People I love would judge me harshly if I dropped that much money on a bag. My 12-year-old stepdaughter, when I mentioned this newfound need to her, scoffed and said, “Don’t be stupid, Jen.” I fear my mother’s urn on our bookshelf would start shaking. I envision my friends squealing for me in the first breath and reevaluating my sanity in the second. But I don’t even care.
This frenzied exploration has taken me to some unexpected places: How much would the bag cost if I bought it back home in the States (I currently live in Cardiff, Wales) with my British credit card (4,800 pounds, a savings of 700 pound)? Could I ditch my day job and find a role at Chanel to secure a discount? I even scoured Glassdoor to find out what it’s like to work there (3.9 stars out of 5—permissible).
I’m now also aware of the signs of a counterfeit: Fewer than 11 stitches per side of a quilted diamond; wonky overlapping C’s in the logo; serial stickers with more than eight digits. So, hoping to land a pre-loved version, I’ve added the Depop app to my phone’s home screen. I recently messaged the seller of a mini Chanel flap bag to ask if the shoulder strap described would indeed stretch across the body. I have become a time waster, the dreaded and despised of online sellers everywhere.
After a morning of purse research last Monday, I walked to the corner store and bought a pack of cilantro and three scratch-off lottery tickets. I promised my boyfriend that, if I struck it big, I’d put the winnings toward paying off our mortgage, but I was lying. The first thing I’d do is book a train ticket to London, leading me onto my next recurring fantasy: bounding into the Chanel store in Belgravia, wielding my credit card.
“The way we look, we’d be escorted off the premises immediately,” my boyfriend told me.
“I would, of course, dress up for the occasion. It’d be the Pretty Woman shopping experience I always dreamed of, but without the obligatory sex with a stranger,” I said. “Stop trying to kill my spirit.”

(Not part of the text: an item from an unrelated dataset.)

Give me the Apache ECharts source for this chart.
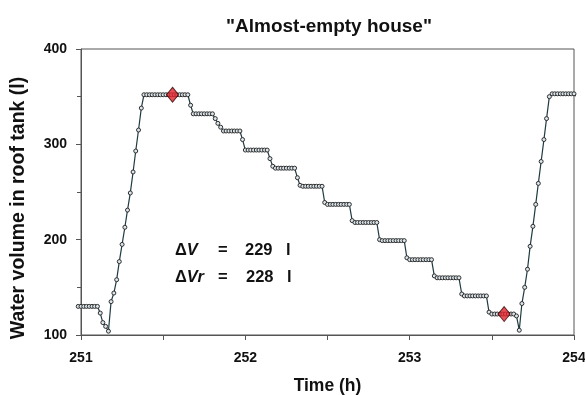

Luckily the scratch-offs yielded a prize worth $2.75, so my shallow consumerist nature wasn’t exposed. And it probably never will be. Still, the dream is that one day I’ll find a Chanel bag in a Fort Lauderdale Goodwill, satisfying both urges, then—the thrill of the chase and owning a treasured heirloom piece I can eventually pass on to my stepdaughter, even if she hates it and regards me as an imbecile for even considering it in the first place.